Wednesday, October 31, 2007

schools vs. parents



Eddie Rodriguez (Exec Dir of REACH) and another friend, who used to be a NYC public school teacher, have been having an interesting discussion about whether schools or parents are more to blame for the underachievement of low-income, minority kids.  Here are my friend's comments:

I fear I will get a tongue-lashing from Whitney for "blaming the victim" here.  I don't believe I had low expectations for my students; quite the opposite.  I was irritated, if  anything, that I was more ambitious for them than they were -- or their  parents were -- for themselves.  But I do believe the children I worked with grew up in a low- to no-expectation culture.  Frankly, I think the culture at large is sclerotic, but it's easier to mitigate against it if you're well-off.  I'm simply out of my depth on what seems to make Asian communities different, but education appears to be a core civic value in many,  perhaps most, Asian communities.  There were very few families that I worked with that came from educated backgrounds.  Indeed, I often felt that, apart from a few standard homilies, most of my students’ families didn't really internalize the idea that education could be a means to any meaningful end.  On the other hand, I'm stunned at the percentage of the student population at the selective high schools that are Asian.

One of  the reason that I'm interested in doing more for the high-achieving subset of low-income minority kids is my belief -- utterly untested, I'll allow -- that  we're not doing anything meaningful to create a core of highly educated,  upwardly mobile families in our most economically devastated neighborhoods.  Everyone focuses on outcomes, but they define it too narrowly: rising test scores, even high school graduation rates, are meaningless unless those things lead to higher education opportunities and success in college and beyond.  I'm on the board of a non-profit that runs a new small school in  the inner city -- and a supposedly successful one.  Privately, I'm not  convinced yet.  I'll be convinced when the school's graduates go to reputable four-year colleges, stay there, and take their place at the economic table after graduation.  Anything less is not satisfying.  Or  acceptable, really.

Here's Eddie's reply:

I don't think you're blaming the victim at all.  If anything, you're keeping it real.  At some point, people in the hood need to stop hating and start duplicating.

Honestly, though, I have always struggled with the issue.  Most of the time I firmly believe that kids and families are so far removed from being "in the know," that the  absence of high expectations is understandable.  Nonetheless, there is a  saying -- "If you don't know, you better ask somebody!" -- that you always  hope folks will just do (but we understand may not be happening).  It  seems to me that Chinese dishwashers and laundromat workers know at least to ask, and have access to some answers pointing them in the right direction, no  matter how removed they are from "being in the know."
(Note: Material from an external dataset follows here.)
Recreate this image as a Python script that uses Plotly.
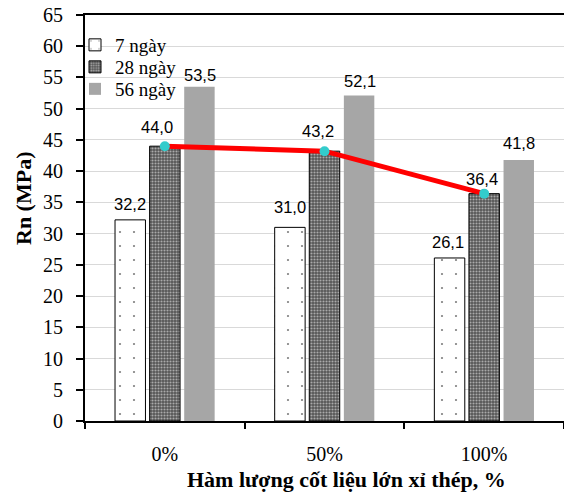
import plotly.graph_objects as go

categories = ["0%", "50%", "100%"]
series_names = ["7 ngày", "28 ngày", "56 ngày"]
values_7 = [32.2, 31.0, 26.1]
values_28 = [44.0, 43.2, 36.4]
values_56 = [53.5, 52.1, 41.8]
y_ticks = list(range(0, 70, 5))

label_text = lambda v: f"{v:.1f}".replace(".", ",")

W, H = 564, 493
ML, MR, MT, MB = 85, 0, 15, 72
PW, PH = W - ML - MR, H - MT - MB

def py(pix):
    return (H - MB - pix) / PH

def px(pix):
    return (pix - ML) / PW

SERIF = "Liberation Serif"
SANS = "Liberation Sans"

fig = go.Figure()

fig.add_trace(go.Bar(
    x=categories, y=values_7, name=series_names[0], legend="legend",
    marker=dict(color="white", line=dict(color="black", width=1),
                pattern=dict(shape=".", fgcolor="black", bgcolor="white",
                             size=14, solidity=0.02)),
))
fig.add_trace(go.Bar(
    x=categories, y=values_28, name=series_names[1], legend="legend2",
    marker=dict(color="#555555", line=dict(color="black", width=1),
                pattern=dict(shape=".", fgcolor="white", bgcolor="#555555",
                             size=3, solidity=0.4)),
))
fig.add_trace(go.Bar(
    x=categories, y=values_56, name=series_names[2], legend="legend3",
    marker=dict(color="#a6a6a6", line=dict(width=0)),
))
fig.add_trace(go.Scatter(
    x=categories, y=values_28, mode="lines+markers", showlegend=False,
    line=dict(color="#ff0000", width=5),
    marker=dict(color="#33cccc", size=10),
))

# data labels: (values, xshift px, yshift px list)
label_specs = [
    (values_7, [-35, -35, -36], [16, 20, 16]),
    (values_28, [-8, -7, -2], [19, 20, 15]),
    (values_56, [35, 35, 35], [12, 15, 17]),
]
annotations = []
for vals, xs, ys in label_specs:
    for c, v, dx, dy in zip(categories, vals, xs, ys):
        annotations.append(dict(
            x=c, y=v, xref="x", yref="y", text=label_text(v), showarrow=False,
            xanchor="center", yanchor="middle", xshift=dx, yshift=dy,
            font=dict(family=SANS, size=16.5, color="black"),
        ))

annotations.append(dict(
    x=px(346), y=py(479), xref="paper", yref="paper",
    text="<b>Hàm lượng cốt liệu lớn xỉ thép, %</b>", showarrow=False,
    xanchor="center", yanchor="middle",
    font=dict(family=SERIF, size=22, color="black"),
))
annotations.append(dict(
    x=px(23), y=py(199), xref="paper", yref="paper",
    text="<b>Rn (MPa)</b>", showarrow=False, textangle=-90,
    xanchor="center", yanchor="middle",
    font=dict(family=SERIF, size=22, color="black"),
))

legend_font = dict(family=SERIF, size=19, color="black")
def legend_at(ycenter):
    return dict(x=px(75), y=py(ycenter), xanchor="left", yanchor="middle",
                bgcolor="rgba(0,0,0,0)", borderwidth=0, font=legend_font)

fig.update_layout(
    width=W, height=H,
    margin=dict(l=ML, r=MR, t=MT, b=MB),
    paper_bgcolor="white", plot_bgcolor="white",
    font=dict(family=SERIF, color="black"),
    barmode="group", bargap=0.35, bargroupgap=0.12,
    legend=legend_at(45), legend2=legend_at(67), legend3=legend_at(89),
    annotations=annotations,
    xaxis=dict(
        type="category", categoryorder="array", categoryarray=categories,
        range=[-0.5, 2.5], tickson="boundaries",
        ticks="outside", ticklen=6, tickwidth=1.5, tickcolor="black",
        showline=True, linecolor="black", linewidth=2, mirror=True,
        showgrid=False, ticklabelstandoff=14,
        tickfont=dict(family=SERIF, size=20, color="black"),
    ),
    yaxis=dict(
        range=[0, 65], tickvals=y_ticks, ticktext=[str(t) for t in y_ticks],
        ticks="outside", ticklen=7, tickwidth=1.5, tickcolor="black",
        showline=True, linecolor="black", linewidth=2,
        showgrid=True, gridcolor="#d9d9d9", gridwidth=1, zeroline=False,
        ticklabelstandoff=9,
        tickfont=dict(family=SERIF, size=20, color="black"),
    ),
)

fig.write_html("out.html")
Other times, I may be a bit harsher on folks and the low expectations they may have, but the concern about behavior probably needs to be articulated more.  Indeed, if we're about obtaining real results, perhaps it's counterproductive to sugarcoat things -- let's keep it real.  The statistics are real; our low achievement is real; the difficulty that so many poor kids of color will  experience to get on the track of true upwardly social mobility is  real.

We should also keep it real, particularly if all that means is setting the bar high in order to help folks understand how high the bar is and how attainable meeting high expectations is if we all keep it real.
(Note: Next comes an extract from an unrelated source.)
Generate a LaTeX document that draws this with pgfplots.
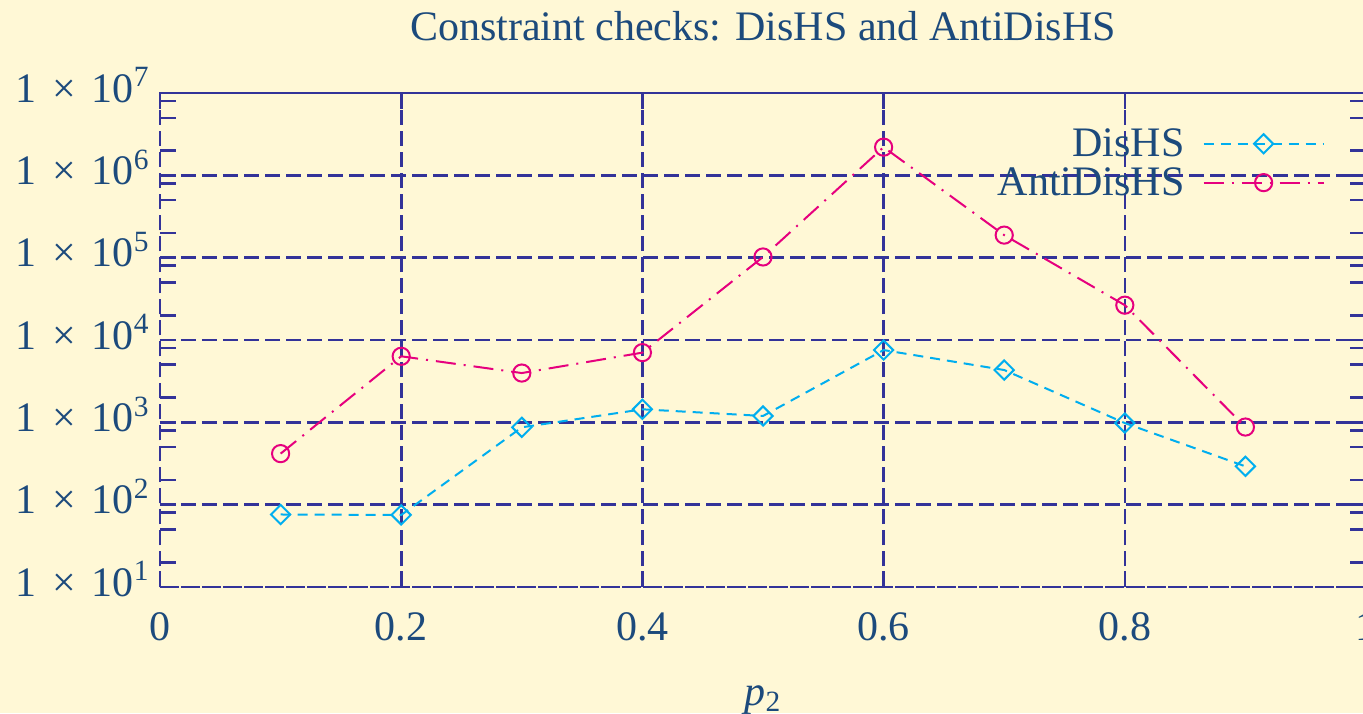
\documentclass[border=0pt]{standalone}
\usepackage{pgfplots}
\pgfplotsset{compat=1.18}
\usepackage{fontspec}
\setmainfont{Liberation Serif}
\definecolor{bg}{RGB}{255,248,214}
\definecolor{txt}{RGB}{28,74,124}
\definecolor{grd}{RGB}{51,51,153}
\definecolor{cy}{RGB}{0,174,239}
\definecolor{mg}{RGB}{230,0,126}
\newcommand{\tl}[1]{1\hspace{0.38em}×\hspace{0.38em}10\textsuperscript{#1}}
\pgfplotstableread{
x y
0.1 76
0.2 75
0.3 870
0.4 1440
0.5 1195
0.6 7550
0.7 4320
0.8 980
0.9 292
}\dishs
\pgfplotstableread{
x y
0.1 417
0.2 6340
0.3 3970
0.4 7030
0.5 102000
0.6 2200000
0.7 188000
0.8 26500
0.9 877
}\antidishs
\begin{document}
\begin{tikzpicture}[font=\fontsize{21}{25}\selectfont]
\path[use as bounding box, fill=bg] (-80pt,-63.15pt) rectangle (601.5pt,293.5pt);
\begin{axis}[
  at={(0,0)}, anchor=south west,
  scale only axis, width=603pt, height=247pt,
  xmin=0, xmax=1, ymin=10, ymax=1e7, ymode=log, log basis y=10,
  xtick={0,0.2,0.4,0.6,0.8,1},
  xticklabels={0,0.2,0.4,0.6,0.8,1},
  ytick={1e1,1e2,1e3,1e4,1e5,1e6,1e7},
  yticklabels={\tl{1},\tl{2},\tl{3},\tl{4},\tl{5},\tl{6},\tl{7}},
  minor ytick={20,50,80,200,500,800,2000,5000,8000,2e4,5e4,8e4,2e5,5e5,8e5,2e6,5e6,8e6},
  tick align=inside, major tick length=8pt, minor tick length=8pt,
  every tick/.style={grd, line width=1.3pt, solid},
  minor tick style={grd, line width=1.3pt, solid},
  grid=major,
  major grid style={grd, line width=1.3pt, dash pattern=on 7.5pt off 3pt},
  axis line style={grd, line width=1.3pt, dash pattern=on 7.5pt off 3pt},
  title={Constraint checks: DisHS and AntiDisHS},
  title style={at={(0.5,1)}, anchor=base, yshift=20.5pt, inner sep=0pt, text=txt},
  xlabel={\textit{p}\textsubscript{2}},
  xlabel style={at={(0.5,0)}, anchor=base, yshift=-59pt, inner sep=0pt, text=txt},
  xticklabel style={anchor=base, yshift=-26.65pt, inner sep=0pt, text=txt},
  yticklabel style={anchor=base east, xshift=-5pt, yshift=-4.5pt, inner sep=0pt, text=txt},
  legend plot pos=right, legend cell align=right,
  legend style={draw=none, fill=none, at={(rel axis cs:1,1)}, anchor=north east,
    xshift=-20.5pt, yshift=-17.5pt, inner sep=0pt, row sep=4pt, column sep=9pt,
    text=txt, nodes={inner sep=0pt}},
  legend image code/.code={\draw[mark repeat=2,mark phase=2] plot coordinates {(0pt,0pt) (30pt,0pt) (60pt,0pt)};},
]
\addplot[cy, line width=1pt, dash pattern=on 5pt off 3.5pt, mark=square, mark size=3.4pt, mark options={solid, rotate=45}] table[x=x,y=y] {\dishs};
\addlegendentry{DisHS}
\addplot[mg, line width=1pt, dash pattern=on 10pt off 4pt on 1pt off 4pt, mark=o, mark size=4.3pt, mark options={solid}] table[x=x,y=y] {\antidishs};
\addlegendentry{AntiDisHS}
\end{axis}
\end{tikzpicture}
\end{document}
As for my "tongue lashing for blaming the victim," I actually agree with what my friends are saying.  I don't think schools deserve all the blame for the awful academic underachievement of low-income, minority kids.  In fact, if I could push one button and either fix parents or fix schools in this country, I'd push the parents button in a heartbeat.
 
My point is simply this: we can fix -- or at least substantially improve -- schools, whereas I don't think we can fix parents (or our increasingly materialistic, shallow, complacent and self-centered culture in general).  The discussion of lousy parenting reminds me of the one over trying to integrate schools -- I'd love to improve parents, just as I'd love to integrate schools, but I don't think either is going to happen to any material degree, so let's get moving on fixing schools (and, incidentally, good schools tend to engage parents and help them be better parents).
 
Lastly, speaking of our culture vs. Asia's, my in-laws just got back from China and visited a kindergarten classroom there.  The level of stuff the kids were doing confirms what I've been saying for a while: the Chinese are going to kick our asses for the next century (until they too become rich, lazy and complacent).